Unexpected performance degradation when running experiment
Dear OpenBLAS Team,
I'm currently working to improve Numpy's matmul for the strided case and I ran a large grid search with different BLAS frameworks, see
https://github.com/numpy/numpy/pull/23752#issuecomment-2629521597
Here a repost of the plots:
The plots show the improvement of performance of the respective BLAS framework plus copying over naïve matrix multiplication.
In the case of OpenBLAS, I've actually run two experiments: one where the iteration order over the search space is completely shuffled over all "pixels" of the experiment and one where the "pixel"-order is sequential (as is the actual obvious choice, called noshuffle here). In latter noshuffle case, there is an unexpected performance degradation visible as a red triangle in the top right corner, e.g. for n=20 and batch_size=1. That was the reason I've introduced shuffling in the first place. Other frameworks are not affected by iteration order (graphs not provided, but I can do so on demand).
I wonder whether with the help of these plots this performance artefact can be improved. I can do more benchmarks and plots like that if interested and also provide some code.
Best from Berlin, Michael
Very interesting (and an odd effect), thanks for sharing @xor2k. I don't see the code for generating the plot. Would you be able to share the code for just one of the noshuffle plots with the performance dip, or even a subset of that (e.g., for the n=20, batchsize=1graph, moving left to right alongmfor constantp`). The easier/faster it is to reproduce the performance dip, the more likely it is we can get to the bottom of this.
Thanks for having a look, I've put everything into a gist, see
https://gist.github.com/xor2k/b2b7d1d5e87bfe8a8a30c2d0c7e12f9e
The code might not be as polished as it gets, but the approach is super generic and I think something like this may be interesting to have in OpenBLAS or Numpy for benchmarking in the future, especially the automated switch between environments, integrated plotting and the multidimensional parameter space to just exhaust all meaningful options.
Feel free to ask if something does not work out-of-the-box. The simulation will take forever, so for a quick test it might make sense to (drastically) reduce the search space size in test.py.
Nice! I see some mention of conda envs. In case it's helpful to you, this Pixi dev setup allows runtime switching of BLAS libraries without any rebuilds: https://github.com/rgommers/pixi-dev-scipystack/tree/main/scipy.

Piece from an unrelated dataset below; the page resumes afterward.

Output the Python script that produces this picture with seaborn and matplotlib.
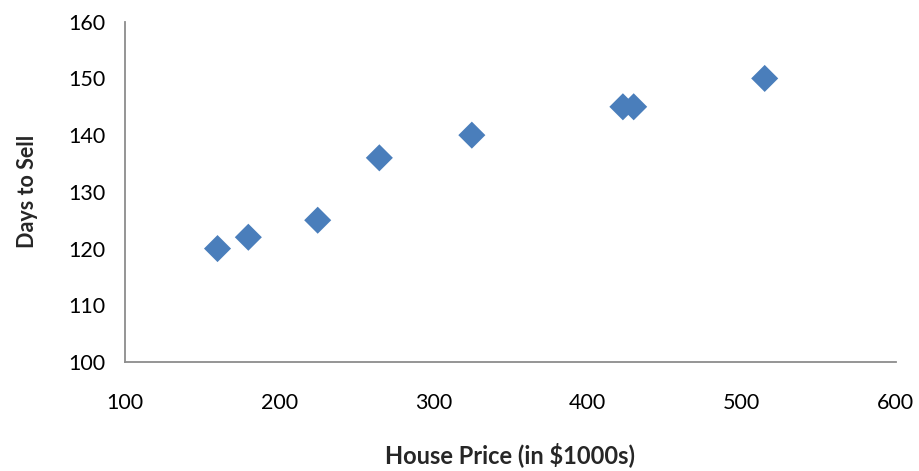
import pandas as pd
import seaborn as sns
import matplotlib.pyplot as plt

# house price (in $1000s) vs days to sell
house_price = [160, 180, 225, 265, 325, 423, 430, 515]
days_to_sell = [120, 122, 125, 136, 140, 145, 145, 150]
x_ticks = [100, 200, 300, 400, 500, 600]
y_ticks = [100, 110, 120, 130, 140, 150, 160]


def generateScatter():
    df = pd.DataFrame({"House Price": house_price, "Days to Sell": days_to_sell})

    sns.set_style("white")
    plt.rcParams["font.family"] = ["Lato", "DejaVu Sans"]

    fig = plt.figure(figsize=(9.2, 4.71), dpi=100)
    ax = fig.add_axes([0.1359, 0.2314, 0.8377, 0.7225])
    sns.scatterplot(data=df, x="House Price", y="Days to Sell", marker="D",
                    s=190, color="#4A7EBB", edgecolor="none", ax=ax)

    ax.set_xlim(100, 600)
    ax.set_ylim(100, 160)
    ax.set_xticks(x_ticks)
    ax.set_yticks(y_ticks)
    ax.tick_params(length=0, labelsize=15.5, colors="black")
    ax.tick_params(axis="x", pad=22)
    ax.tick_params(axis="y", pad=14)

    for side in ["top", "right"]:
        ax.spines[side].set_visible(False)
    for side in ["left", "bottom"]:
        ax.spines[side].set_color("#8C8C8C")
        ax.spines[side].set_linewidth(1.3)

    ax.set_xlabel("House Price (in $1000s)", fontsize=17, fontweight="bold", labelpad=21)
    ax.set_ylabel("Days to Sell", fontsize=15.5, fontweight="bold", labelpad=22)

    plt.savefig("out.png", dpi=100)


if __name__ == "__main__":
    generateScatter()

Curious. Offhand, the only systemic "memory" of previous problem size that I can think of is in which (or at least, how many) cpu cores just got utilized, so interleaving "small" and "large" problems might help to keep a thermally constrained system cooler. But this would be expected to affect all "competing" software equally (and not to happen at all on any decently designed modern hardware)... I assume you ran the tests with 0.3.29 ? Yesterday's #5133 may have improved overall performance a bit
I can rerun it with the most recent version of OpenBlas, indeed. Is there some nightly Debian package or so?
Unfortunately I am only (somewhat) aware of their weekly CD/DVD image builds, the last of which appears to date from last monday. That date might just be new enough to catch sunday's PR, but unfortunately their file list only has it as "dev_0.3.29+ds-2" with no indication of git hash, making it look like the release version. Not familiar with what it takes to build a .deb from source sadly ...
Okay, then I'll create a fake package by patching the original one against the current git.
Got an error while building the OpenBLAS debian package "gemv.c:92:14: error: implicit declaration of function 'num_cpu_avail'". Would the version 0.3.29 from the 12. of January be recent enough?
Jan12 would not include the change made on Feb16... but if you could take 0.3.29 and apply #5133's trivial change by hand
that would be great.
That error is a bit suspect, num_cpu_avail() is declared in common_thread.h which gets included by common.h (which gemv.c and pretty much everybody else includes) in multithreaded builds (which should also be the only ones to reference num_cpu_avail). Possibly one of the recent additions of thread thresholds in develop inadvertently removed an ifdef SMP in the code reshuffle. I'll look into that tomorrow
Thanks for the quick reply! I guess it's easy to fix, I'll then retry.